- Task goal
Without the images, write out the whole listing exactly.

- Source material

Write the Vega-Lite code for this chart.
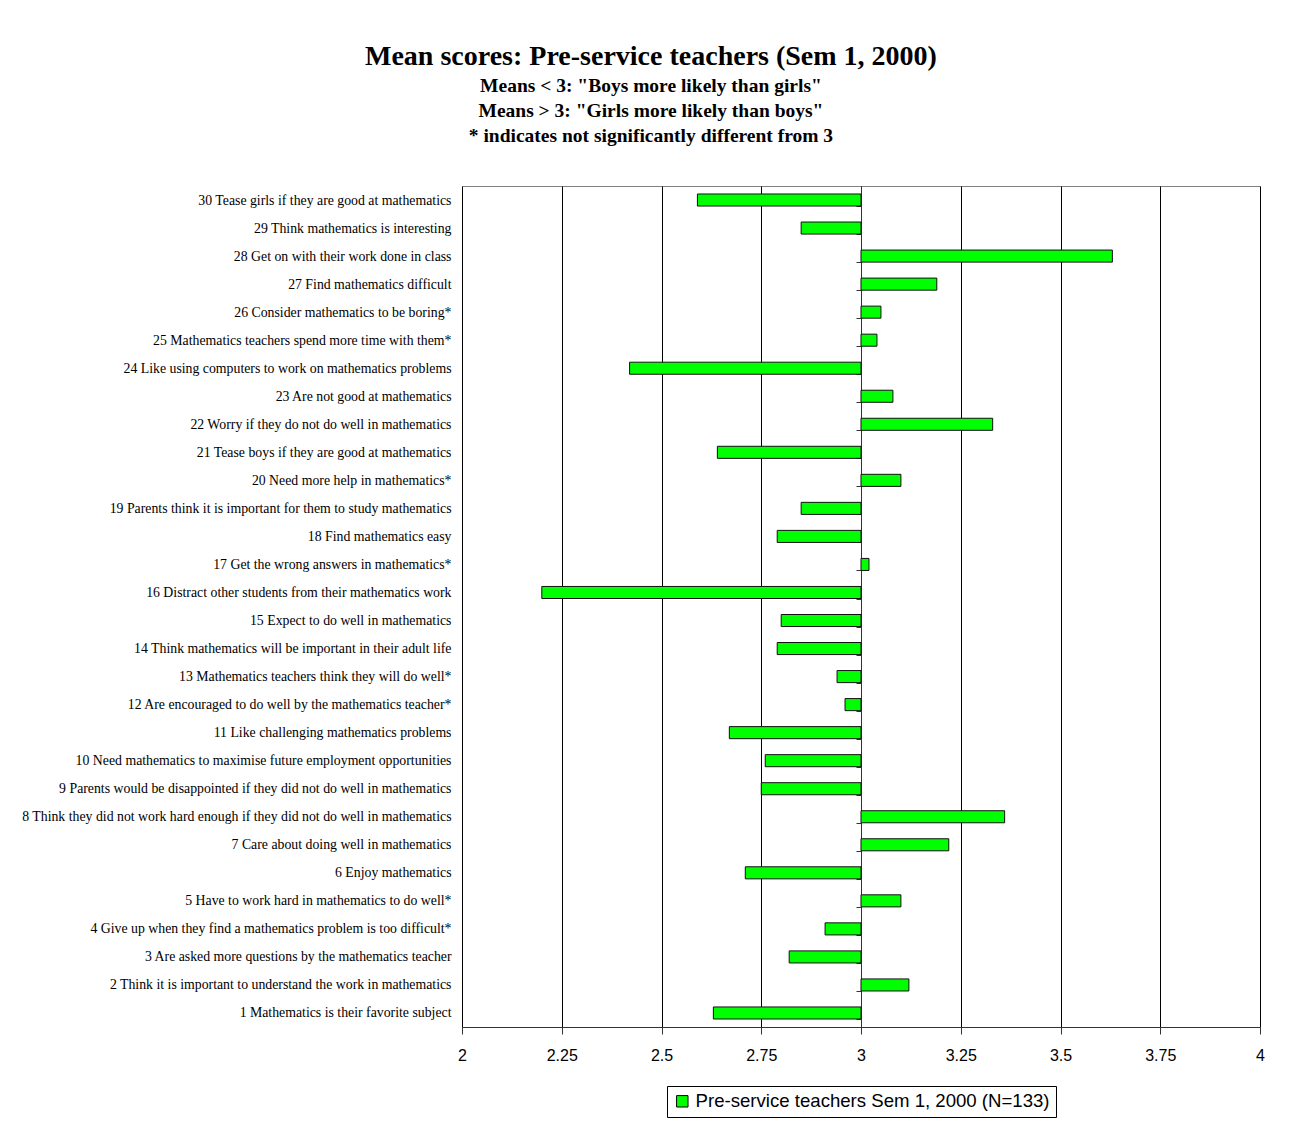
{
  "$schema": "https://vega.github.io/schema/vega-lite/v6.json",
  "width": 798,
  "height": 841,
  "autosize": {"type": "none"},
  "padding": {"left": 462, "top": 186, "right": 35, "bottom": 97},
  "background": "white",
  "title": {
    "text": "Mean scores: Pre-service teachers (Sem 1, 2000)",
    "subtitle": [
      "Means < 3: \"Boys more likely than girls\"",
      "Means > 3: \"Girls more likely than boys\"",
      "* indicates not significantly different from 3"
    ],
    "anchor": "middle",
    "frame": "bounds",
    "dx": 8,
    "font": "Liberation Serif",
    "fontSize": 28,
    "fontWeight": "bold",
    "color": "black",
    "subtitleFont": "Liberation Serif",
    "subtitleFontSize": 19.5,
    "subtitleFontWeight": "bold",
    "subtitleColor": "black",
    "subtitleLineHeight": 25,
    "subtitlePadding": 6,
    "offset": 34
  },
  "data": {
    "values": [
      {"item": 30, "statement": "30 Tease girls if they are good at mathematics", "mean": 2.59, "series": "Pre-service teachers Sem 1, 2000 (N=133)"},
      {"item": 29, "statement": "29 Think mathematics is interesting", "mean": 2.85, "series": "Pre-service teachers Sem 1, 2000 (N=133)"},
      {"item": 28, "statement": "28 Get on with their work done in class", "mean": 3.63, "series": "Pre-service teachers Sem 1, 2000 (N=133)"},
      {"item": 27, "statement": "27 Find mathematics difficult", "mean": 3.19, "series": "Pre-service teachers Sem 1, 2000 (N=133)"},
      {"item": 26, "statement": "26 Consider mathematics to be boring*", "mean": 3.05, "series": "Pre-service teachers Sem 1, 2000 (N=133)"},
      {"item": 25, "statement": "25 Mathematics teachers spend more time with them*", "mean": 3.04, "series": "Pre-service teachers Sem 1, 2000 (N=133)"},
      {"item": 24, "statement": "24 Like using computers to work on mathematics problems", "mean": 2.42, "series": "Pre-service teachers Sem 1, 2000 (N=133)"},
      {"item": 23, "statement": "23 Are not good at mathematics", "mean": 3.08, "series": "Pre-service teachers Sem 1, 2000 (N=133)"},
      {"item": 22, "statement": "22 Worry if they do not do well in mathematics", "mean": 3.33, "series": "Pre-service teachers Sem 1, 2000 (N=133)"},
      {"item": 21, "statement": "21 Tease boys if they are good at mathematics", "mean": 2.64, "series": "Pre-service teachers Sem 1, 2000 (N=133)"},
      {"item": 20, "statement": "20 Need more help in mathematics*", "mean": 3.1, "series": "Pre-service teachers Sem 1, 2000 (N=133)"},
      {"item": 19, "statement": "19 Parents think it is important for them to study mathematics", "mean": 2.85, "series": "Pre-service teachers Sem 1, 2000 (N=133)"},
      {"item": 18, "statement": "18 Find mathematics easy", "mean": 2.79, "series": "Pre-service teachers Sem 1, 2000 (N=133)"},
      {"item": 17, "statement": "17 Get the wrong answers in mathematics*", "mean": 3.02, "series": "Pre-service teachers Sem 1, 2000 (N=133)"},
      {"item": 16, "statement": "16 Distract other students from their mathematics work", "mean": 2.2, "series": "Pre-service teachers Sem 1, 2000 (N=133)"},
      {"item": 15, "statement": "15 Expect to do well in mathematics", "mean": 2.8, "series": "Pre-service teachers Sem 1, 2000 (N=133)"},
      {"item": 14, "statement": "14 Think mathematics will be important in their adult life", "mean": 2.79, "series": "Pre-service teachers Sem 1, 2000 (N=133)"},
      {"item": 13, "statement": "13 Mathematics teachers think they will do well*", "mean": 2.94, "series": "Pre-service teachers Sem 1, 2000 (N=133)"},
      {"item": 12, "statement": "12 Are encouraged to do well by the mathematics teacher*", "mean": 2.96, "series": "Pre-service teachers Sem 1, 2000 (N=133)"},
      {"item": 11, "statement": "11 Like challenging mathematics problems", "mean": 2.67, "series": "Pre-service teachers Sem 1, 2000 (N=133)"},
      {"item": 10, "statement": "10 Need mathematics to maximise future employment opportunities", "mean": 2.76, "series": "Pre-service teachers Sem 1, 2000 (N=133)"},
      {"item": 9, "statement": "9 Parents would be disappointed if they did not do well in mathematics", "mean": 2.75, "series": "Pre-service teachers Sem 1, 2000 (N=133)"},
      {"item": 8, "statement": "8 Think they did not work hard enough if they did not do well in mathematics", "mean": 3.36, "series": "Pre-service teachers Sem 1, 2000 (N=133)"},
      {"item": 7, "statement": "7 Care about doing well in mathematics", "mean": 3.22, "series": "Pre-service teachers Sem 1, 2000 (N=133)"},
      {"item": 6, "statement": "6 Enjoy mathematics", "mean": 2.71, "series": "Pre-service teachers Sem 1, 2000 (N=133)"},
      {"item": 5, "statement": "5 Have to work hard in mathematics to do well*", "mean": 3.1, "series": "Pre-service teachers Sem 1, 2000 (N=133)"},
      {"item": 4, "statement": "4 Give up when they find a mathematics problem is too difficult*", "mean": 2.91, "series": "Pre-service teachers Sem 1, 2000 (N=133)"},
      {"item": 3, "statement": "3 Are asked more questions by the mathematics teacher", "mean": 2.82, "series": "Pre-service teachers Sem 1, 2000 (N=133)"},
      {"item": 2, "statement": "2 Think it is important to understand the work in mathematics", "mean": 3.12, "series": "Pre-service teachers Sem 1, 2000 (N=133)"},
      {"item": 1, "statement": "1 Mathematics is their favorite subject", "mean": 2.63, "series": "Pre-service teachers Sem 1, 2000 (N=133)"}
    ]
  },
  "mark": {"type": "bar", "stroke": "#111111", "strokeWidth": 1},
  "encoding": {
    "y": {
      "field": "statement",
      "type": "nominal",
      "sort": {"field": "item", "op": "min", "order": "descending"},
      "scale": {"paddingInner": 0.57, "paddingOuter": 0.285},
      "axis": {
        "title": null,
        "orient": "left",
        "offset": -399,
        "tickBand": "extent",
        "tickSize": 5,
        "tickColor": "#333333",
        "domainColor": "#333333",
        "labelPadding": 405,
        "labelFont": "Liberation Serif",
        "labelFontSize": 13.8,
        "labelColor": "black",
        "labelLimit": 600
      }
    },
    "x": {
      "field": "mean",
      "type": "quantitative",
      "scale": {"domain": [2, 4], "zero": false, "nice": false},
      "axis": {
        "title": null,
        "values": [2, 2.25, 2.5, 2.75, 3, 3.25, 3.5, 3.75, 4],
        "format": ".2~f",
        "labelFlush": false,
        "grid": true,
        "gridColor": "black",
        "gridOpacity": 1,
        "gridWidth": 1,
        "tickSize": 7,
        "tickColor": "#333333",
        "domainColor": "#333333",
        "labelPadding": 13,
        "labelFont": "Liberation Sans",
        "labelFontSize": 16,
        "labelColor": "black"
      }
    },
    "x2": {"datum": 3},
    "color": {
      "field": "series",
      "type": "nominal",
      "scale": {"range": ["#00FF00"]},
      "legend": {
        "title": null,
        "orient": "bottom",
        "direction": "horizontal",
        "strokeColor": "black",
        "padding": 6,
        "offset": 23,
        "symbolType": "square",
        "symbolSize": 130,
        "symbolStrokeColor": "black",
        "symbolStrokeWidth": 1,
        "labelFont": "Liberation Sans",
        "labelFontSize": 18.6,
        "labelColor": "black",
        "labelLimit": 600
      }
    }
  },
  "config": {
    "view": {"stroke": "#808080", "strokeWidth": 1},
    "legend": {"layout": {"bottom": {"anchor": "middle"}}}
  }
}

- Expected answer
Write the Vega-Lite code for this chart.
{
  "$schema": "https://vega.github.io/schema/vega-lite/v6.json",
  "width": 798,
  "height": 841,
  "autosize": {"type": "none"},
  "padding": {"left": 462, "top": 186, "right": 35, "bottom": 97},
  "background": "white",
  "title": {
    "text": "Mean scores: Pre-service teachers (Sem 1, 2000)",
    "subtitle": [
      "Means < 3: \"Boys more likely than girls\"",
      "Means > 3: \"Girls more likely than boys\"",
      "* indicates not significantly different from 3"
    ],
    "anchor": "middle",
    "frame": "bounds",
    "dx": 8,
    "font": "Liberation Serif",
    "fontSize": 28,
    "fontWeight": "bold",
    "color": "black",
    "subtitleFont": "Liberation Serif",
    "subtitleFontSize": 19.5,
    "subtitleFontWeight": "bold",
    "subtitleColor": "black",
    "subtitleLineHeight": 25,
    "subtitlePadding": 6,
    "offset": 34
  },
  "data": {
    "values": [
      {"item": 30, "statement": "30 Tease girls if they are good at mathematics", "mean": 2.59, "series": "Pre-service teachers Sem 1, 2000 (N=133)"},
      {"item": 29, "statement": "29 Think mathematics is interesting", "mean": 2.85, "series": "Pre-service teachers Sem 1, 2000 (N=133)"},
      {"item": 28, "statement": "28 Get on with their work done in class", "mean": 3.63, "series": "Pre-service teachers Sem 1, 2000 (N=133)"},
      {"item": 27, "statement": "27 Find mathematics difficult", "mean": 3.19, "series": "Pre-service teachers Sem 1, 2000 (N=133)"},
      {"item": 26, "statement": "26 Consider mathematics to be boring*", "mean": 3.05, "series": "Pre-service teachers Sem 1, 2000 (N=133)"},
      {"item": 25, "statement": "25 Mathematics teachers spend more time with them*", "mean": 3.04, "series": "Pre-service teachers Sem 1, 2000 (N=133)"},
      {"item": 24, "statement": "24 Like using computers to work on mathematics problems", "mean": 2.42, "series": "Pre-service teachers Sem 1, 2000 (N=133)"},
      {"item": 23, "statement": "23 Are not good at mathematics", "mean": 3.08, "series": "Pre-service teachers Sem 1, 2000 (N=133)"},
      {"item": 22, "statement": "22 Worry if they do not do well in mathematics", "mean": 3.33, "series": "Pre-service teachers Sem 1, 2000 (N=133)"},
      {"item": 21, "statement": "21 Tease boys if they are good at mathematics", "mean": 2.64, "series": "Pre-service teachers Sem 1, 2000 (N=133)"},
      {"item": 20, "statement": "20 Need more help in mathematics*", "mean": 3.1, "series": "Pre-service teachers Sem 1, 2000 (N=133)"},
      {"item": 19, "statement": "19 Parents think it is important for them to study mathematics", "mean": 2.85, "series": "Pre-service teachers Sem 1, 2000 (N=133)"},
      {"item": 18, "statement": "18 Find mathematics easy", "mean": 2.79, "series": "Pre-service teachers Sem 1, 2000 (N=133)"},
      {"item": 17, "statement": "17 Get the wrong answers in mathematics*", "mean": 3.02, "series": "Pre-service teachers Sem 1, 2000 (N=133)"},
      {"item": 16, "statement": "16 Distract other students from their mathematics work", "mean": 2.2, "series": "Pre-service teachers Sem 1, 2000 (N=133)"},
      {"item": 15, "statement": "15 Expect to do well in mathematics", "mean": 2.8, "series": "Pre-service teachers Sem 1, 2000 (N=133)"},
      {"item": 14, "statement": "14 Think mathematics will be important in their adult life", "mean": 2.79, "series": "Pre-service teachers Sem 1, 2000 (N=133)"},
      {"item": 13, "statement": "13 Mathematics teachers think they will do well*", "mean": 2.94, "series": "Pre-service teachers Sem 1, 2000 (N=133)"},
      {"item": 12, "statement": "12 Are encouraged to do well by the mathematics teacher*", "mean": 2.96, "series": "Pre-service teachers Sem 1, 2000 (N=133)"},
      {"item": 11, "statement": "11 Like challenging mathematics problems", "mean": 2.67, "series": "Pre-service teachers Sem 1, 2000 (N=133)"},
      {"item": 10, "statement": "10 Need mathematics to maximise future employment opportunities", "mean": 2.76, "series": "Pre-service teachers Sem 1, 2000 (N=133)"},
      {"item": 9, "statement": "9 Parents would be disappointed if they did not do well in mathematics", "mean": 2.75, "series": "Pre-service teachers Sem 1, 2000 (N=133)"},
      {"item": 8, "statement": "8 Think they did not work hard enough if they did not do well in mathematics", "mean": 3.36, "series": "Pre-service teachers Sem 1, 2000 (N=133)"},
      {"item": 7, "statement": "7 Care about doing well in mathematics", "mean": 3.22, "series": "Pre-service teachers Sem 1, 2000 (N=133)"},
      {"item": 6, "statement": "6 Enjoy mathematics", "mean": 2.71, "series": "Pre-service teachers Sem 1, 2000 (N=133)"},
      {"item": 5, "statement": "5 Have to work hard in mathematics to do well*", "mean": 3.1, "series": "Pre-service teachers Sem 1, 2000 (N=133)"},
      {"item": 4, "statement": "4 Give up when they find a mathematics problem is too difficult*", "mean": 2.91, "series": "Pre-service teachers Sem 1, 2000 (N=133)"},
      {"item": 3, "statement": "3 Are asked more questions by the mathematics teacher", "mean": 2.82, "series": "Pre-service teachers Sem 1, 2000 (N=133)"},
      {"item": 2, "statement": "2 Think it is important to understand the work in mathematics", "mean": 3.12, "series": "Pre-service teachers Sem 1, 2000 (N=133)"},
      {"item": 1, "statement": "1 Mathematics is their favorite subject", "mean": 2.63, "series": "Pre-service teachers Sem 1, 2000 (N=133)"}
    ]
  },
  "mark": {"type": "bar", "stroke": "#111111", "strokeWidth": 1},
  "encoding": {
    "y": {
      "field": "statement",
      "type": "nominal",
      "sort": {"field": "item", "op": "min", "order": "descending"},
      "scale": {"paddingInner": 0.57, "paddingOuter": 0.285},
      "axis": {
        "title": null,
        "orient": "left",
        "offset": -399,
        "tickBand": "extent",
        "tickSize": 5,
        "tickColor": "#333333",
        "domainColor": "#333333",
        "labelPadding": 405,
        "labelFont": "Liberation Serif",
        "labelFontSize": 13.8,
        "labelColor": "black",
        "labelLimit": 600
      }
    },
    "x": {
      "field": "mean",
      "type": "quantitative",
      "scale": {"domain": [2, 4], "zero": false, "nice": false},
      "axis": {
        "title": null,
        "values": [2, 2.25, 2.5, 2.75, 3, 3.25, 3.5, 3.75, 4],
        "format": ".2~f",
        "labelFlush": false,
        "grid": true,
        "gridColor": "black",
        "gridOpacity": 1,
        "gridWidth": 1,
        "tickSize": 7,
        "tickColor": "#333333",
        "domainColor": "#333333",
        "labelPadding": 13,
        "labelFont": "Liberation Sans",
        "labelFontSize": 16,
        "labelColor": "black"
      }
    },
    "x2": {"datum": 3},
    "color": {
      "field": "series",
      "type": "nominal",
      "scale": {"range": ["#00FF00"]},
      "legend": {
        "title": null,
        "orient": "bottom",
        "direction": "horizontal",
        "strokeColor": "black",
        "padding": 6,
        "offset": 23,
        "symbolType": "square",
        "symbolSize": 130,
        "symbolStrokeColor": "black",
        "symbolStrokeWidth": 1,
        "labelFont": "Liberation Sans",
        "labelFontSize": 18.6,
        "labelColor": "black",
        "labelLimit": 600
      }
    }
  },
  "config": {
    "view": {"stroke": "#808080", "strokeWidth": 1},
    "legend": {"layout": {"bottom": {"anchor": "middle"}}}
  }
}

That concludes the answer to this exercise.